Kazakhstan to hold early presidential elections in April

By bne IntelliNews February 4, 2011

Clare Nuttall in Almaty -

After abandoning plans to hold a referendum to extend President Nursultan Nazarbayev's rule rather than an election, Kazakhstan will now hold the presidential poll on April 3, a year earlier than originally scheduled.

Kazakhstan's long-standing President Nursultan Nazarbayev signed a decree setting the early election date after rejecting plans to replace the 2012 election with a referendum that could have kept him in power until December 2020.

In January, both of Kazakhstan's houses of parliament had voted unanimously in favour of the referendum.
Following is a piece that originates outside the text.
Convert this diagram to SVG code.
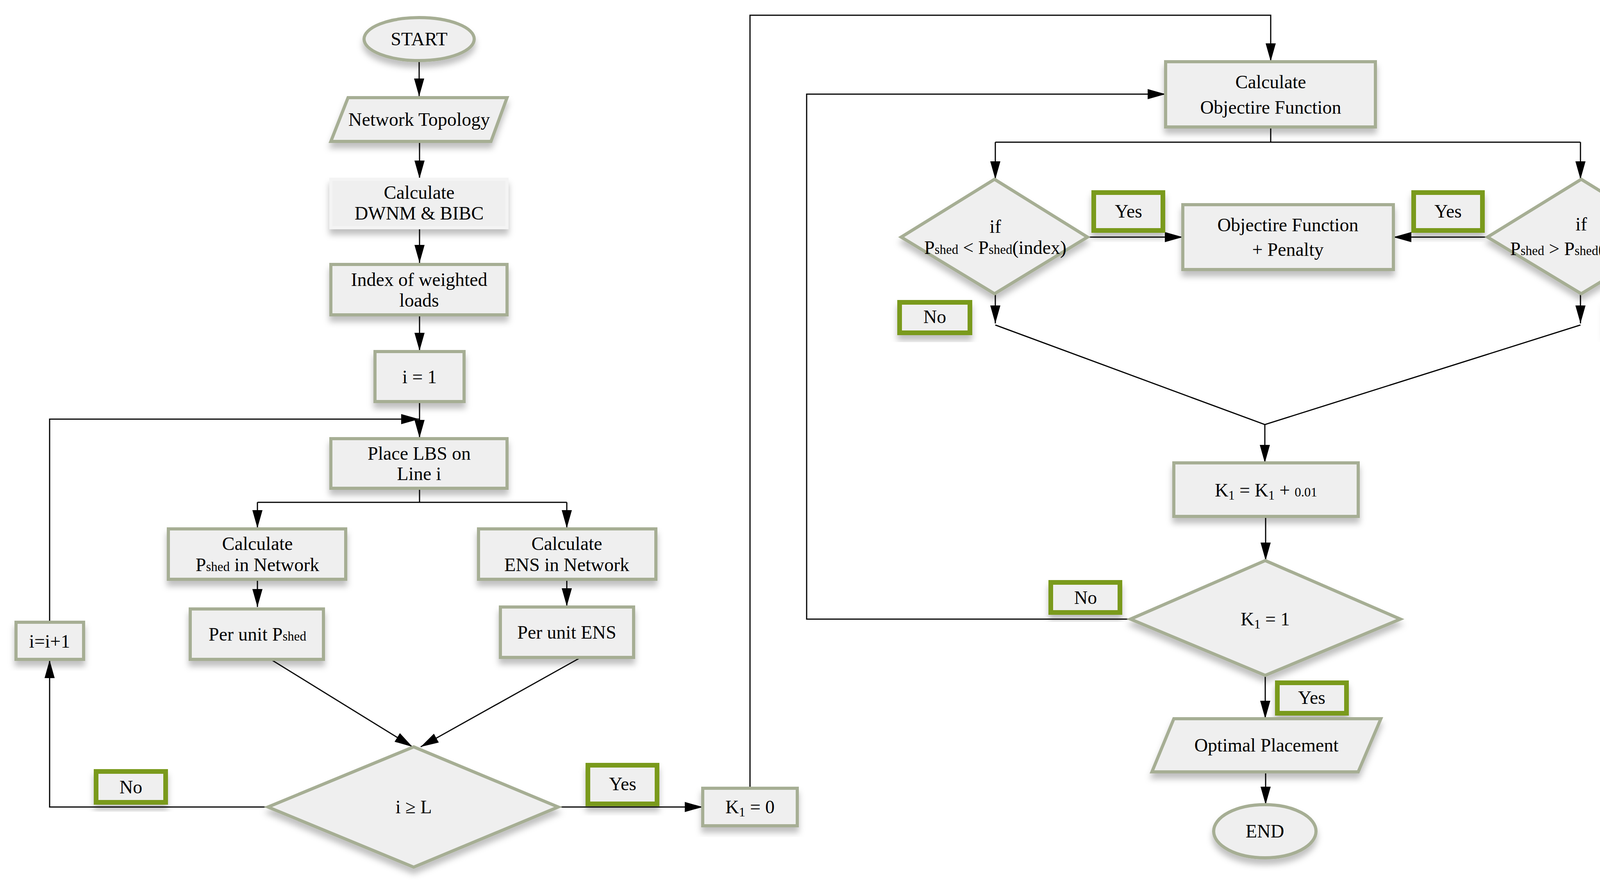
<svg xmlns="http://www.w3.org/2000/svg" width="4330" height="2258" viewBox="0 0 4330 2258">
<style>
.n{fill:#efefef;stroke:#a6ae94;stroke-width:8;filter:url(#sh)}
.lb{fill:#efefef;stroke:#7a9a1a;stroke-width:12;filter:url(#sh)}
.t{font-family:"Liberation Serif","Times New Roman",serif;font-size:48px;fill:#000;text-anchor:middle}
.c{fill:none;stroke:#000;stroke-width:3}
.s{font-size:33px}
</style>
<defs>
<filter id="sh" x="-20%" y="-20%" width="140%" height="150%"><feDropShadow dx="0" dy="14" stdDeviation="8" flood-color="#000" flood-opacity="0.25"/></filter>
<marker id="a" markerUnits="userSpaceOnUse" markerWidth="50" markerHeight="30" refX="46" refY="13" orient="auto"><path d="M0,0 L46,13 L0,26 Z" fill="#000"/></marker>
</defs>
<g id="connectors">
<path class="c" marker-end="url(#a)" d="M1073,155 V247"/>
<path class="c" marker-end="url(#a)" d="M1074,362 V457"/>
<path class="c" marker-end="url(#a)" d="M1074,583 V673"/>
<path class="c" marker-end="url(#a)" d="M1074,806 V898"/>
<path class="c" marker-end="url(#a)" d="M1074,1028 V1121"/>
<path class="c" marker-end="url(#a)" d="M127,1593 V1073 H1073"/>
<path class="c" d="M1074,1250 V1286 M659,1286 H1451"/>
<path class="c" marker-end="url(#a)" d="M659,1286 V1352"/>
<path class="c" marker-end="url(#a)" d="M1451,1286 V1352"/>
<path class="c" marker-end="url(#a)" d="M659,1483 V1554"/>
<path class="c" marker-end="url(#a)" d="M1451,1483 V1552"/>
<path class="c" marker-end="url(#a)" d="M693,1688 L1056,1912"/>
<path class="c" marker-end="url(#a)" d="M1487,1683 L1077,1912"/>
<path class="c" marker-end="url(#a)" d="M686,2066 H127 V1690"/>
<path class="c" marker-end="url(#a)" d="M1429,2066 H1799"/>
<path class="c" marker-end="url(#a)" d="M1920,2018 V39 H3253 V157"/>
<path class="c" marker-end="url(#a)" d="M2894,1585 H2065 V241 H2984"/>
<path class="c" d="M3253,325 V364 M2548,364 H4046"/>
<path class="c" marker-end="url(#a)" d="M2548,364 V459"/>
<path class="c" marker-end="url(#a)" d="M4046,364 V459"/>
<path class="c" marker-end="url(#a)" d="M2784,607 H3028"/>
<path class="c" marker-end="url(#a)" d="M3808,607 H3567"/>
<path class="c" marker-end="url(#a)" d="M2548,752 V828"/>
<path class="c" marker-end="url(#a)" d="M4046,752 V828"/>
<path class="c" d="M2548,832 L3238,1087 L4046,832"/>
<path class="c" marker-end="url(#a)" d="M3238,1087 V1185"/>
<path class="c" marker-end="url(#a)" d="M3240,1322 V1435"/>
<path class="c" marker-end="url(#a)" d="M3239,1729 V1840"/>
<path class="c" marker-end="url(#a)" d="M3240,1976 V2060"/>
</g>
<g id="start"><ellipse class="n" cx="1073" cy="100" rx="141" ry="55"/><text class="t" x="1073" y="116">START</text></g>
<g id="topology"><polygon class="n" points="891,250 1298,250 1257,362 847,362"/><text class="t" x="1073" y="322">Network Topology</text></g>
<g id="dwnm"><rect class="n" x="847" y="459" width="451" height="124" style="stroke:#f4f4f4"/><text class="t" x="1073" y="509">Calculate</text><text class="t" x="1073" y="562">DWNM &amp; BIBC</text></g>
<g id="index"><rect class="n" x="847" y="677" width="451" height="129"/><text class="t" x="1073" y="732">Index of weighted</text><text class="t" x="1073" y="785">loads</text></g>
<g id="i1"><rect class="n" x="960" y="900" width="228" height="128"/><text class="t" x="1074" y="981">i = 1</text></g>
<g id="place"><rect class="n" x="847" y="1123" width="451" height="127"/><text class="t" x="1073" y="1177">Place LBS on</text><text class="t" x="1073" y="1229">Line i</text></g>
<g id="calcP"><rect class="n" x="431" y="1354" width="454" height="129"/><text class="t" x="659" y="1408">Calculate</text><text class="t" x="659" y="1462">P<tspan class="s">shed</tspan> in Network</text></g>
<g id="calcE"><rect class="n" x="1225" y="1354" width="454" height="129"/><text class="t" x="1451" y="1408">Calculate</text><text class="t" x="1451" y="1462">ENS in Network</text></g>
<g id="puP"><rect class="n" x="487" y="1559" width="341" height="129"/><text class="t" x="659" y="1640">Per unit P<tspan class="s">shed</tspan></text></g>
<g id="puE"><rect class="n" x="1281" y="1554" width="341" height="129"/><text class="t" x="1451" y="1635">Per unit ENS</text></g>
<g id="inc"><rect class="n" x="41" y="1593" width="173" height="95"/><text class="t" x="127" y="1658">i=i+1</text></g>
<g id="dec1"><polygon class="n" points="1059,1912 1429,2066 1059,2220 686,2066"/><text class="t" x="1059" y="2082">i ≥ L</text></g>
<g id="no1"><rect class="lb" x="246" y="1975" width="178" height="79"/><text class="t" x="335" y="2031">No</text></g>
<g id="yes1"><rect class="lb" x="1505" y="1959" width="177" height="99"/><text class="t" x="1594" y="2023">Yes</text></g>
<g id="k0"><rect class="n" x="1799" y="2018" width="242" height="96"/><text class="t" x="1920" y="2082">K<tspan class="s" dy="8">1</tspan><tspan dy="-8"> = 0</tspan></text></g>
<g id="calcObj"><rect class="n" x="2984" y="158" width="537" height="167"/><text class="t" x="3253" y="226">Calculate</text><text class="t" x="3253" y="291">Objectire Function</text></g>
<g id="decL"><polygon class="n" points="2546,459 2784,607 2546,752 2307,607"/><text class="t" x="2548" y="596">if</text><text class="t" x="2548" y="650">P<tspan class="s">shed</tspan> &lt; P<tspan class="s">shed</tspan>(index)</text></g>
<g id="decR"><polygon class="n" points="4048,459 4288,607 4048,752 3808,607"/><text class="t" x="4048" y="590">if</text><text class="t" x="4048" y="653">P<tspan class="s">shed</tspan> &gt; P<tspan class="s">shed</tspan>(index)</text></g>
<g id="pen"><rect class="n" x="3028" y="524" width="539" height="166"/><text class="t" x="3297" y="592">Objectire  Function</text><text class="t" x="3297" y="655">+ Penalty</text></g>
<g id="yesL"><rect class="lb" x="2800" y="493" width="177" height="97"/><text class="t" x="2889" y="557">Yes</text></g>
<g id="yesR"><rect class="lb" x="3619" y="493" width="176" height="97"/><text class="t" x="3707" y="557">Yes</text></g>
<g id="noL"><rect class="lb" x="2303" y="774" width="180" height="78"/><text class="t" x="2393" y="827">No</text></g>
<g id="noR"><rect class="lb" x="4112" y="774" width="180" height="78"/><text class="t" x="4202" y="827">No</text></g>
<g id="kinc"><rect class="n" x="3005" y="1185" width="472" height="137"/><text class="t" x="3241" y="1271">K<tspan class="s" dy="8">1</tspan><tspan dy="-8"> = K</tspan><tspan class="s" dy="8">1</tspan><tspan dy="-8"> + </tspan><tspan class="s">0.01</tspan></text></g>
<g id="dec2"><polygon class="n" points="3239,1435 3585,1585 3239,1729 2894,1585"/><text class="t" x="3239" y="1601">K<tspan class="s" dy="8">1</tspan><tspan dy="-8"> = 1</tspan></text></g>
<g id="no2"><rect class="lb" x="2690" y="1491" width="177" height="77"/><text class="t" x="2779" y="1546">No</text></g>
<g id="yes2"><rect class="lb" x="3270" y="1748" width="177" height="78"/><text class="t" x="3358" y="1802">Yes</text></g>
<g id="opt"><polygon class="n" points="3005,1840 3535,1840 3477,1976 2949,1976"/><text class="t" x="3242" y="1924">Optimal Placement</text></g>
<g id="end"><ellipse class="n" cx="3238" cy="2128" rx="131" ry="68"/><text class="t" x="3238" y="2144">END</text></g>
</svg>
However, on January 31 the Constitutional Council declared the plan was in violation of the country's constitution. Later that day, Nazarbayev announced he would not use his presidential veto to overturn the council's decision. "Guided by the country's highest interests, I decided not to hold the referendum," he said in a televised address on February 1.

On February 2, the parliament voted in favour of amendments to the constitution that would allow him to call early elections.

Walk like an Egyptian

The plan to replace the 2012 presidential elections with a referendum on whether Nazarbayev, who has ruled Kazakhstan since independence in 1991, should remain in power until 2020, was first broached in December. Supporters of the plan claimed to have rapidly collected signatures from over 5m people - more than half the Kazakhstani electorate.

Speculation is as to why the referendum plan, which would have seriously damaged Kazakhstan's international reputation, was allowed to gather so much momentum before being abandoned is rife. It is believed to have been a move by top Kazakh officials to maintain the status quo while a successor to 70-year-old Nazarbayev was found. The president's opposition to the plan may have been strengthened by the violent protests against President Hosni Mubarak in Egypt.

Nazarbayev has already indicated he will stand in the next election, and is virtually certain to win it. "I have received a signal from the people - don't leave office, continue working," the president said in his annual state of the nation speech on January 28. "If my health allows me, and if I have the support of the people, I will work as long as I am allowed to."

The referendum plans caused an international outcry against Kazakhstan, which held the rotating presidency of the Organisation for Security and Cooperation in Europe (OSCE) in 2010. The OSCE's chairperson-in-office, Lithuanian Foreign Minister Audronius Ažubalis, welcomed Nazarbayev's decision not to hold the referendum.

Meanwhile the EU's high representative for foreign affairs and security policy, Catherine Ashton, commented that: "Nazarbayev performed an action that would serve the long-term interests of Kazakhstan. Early presidential elections, which I hope will be free and fair, should be the basis for further confirmation by Kazakhstan of its compliance with generally accepted democratic standards."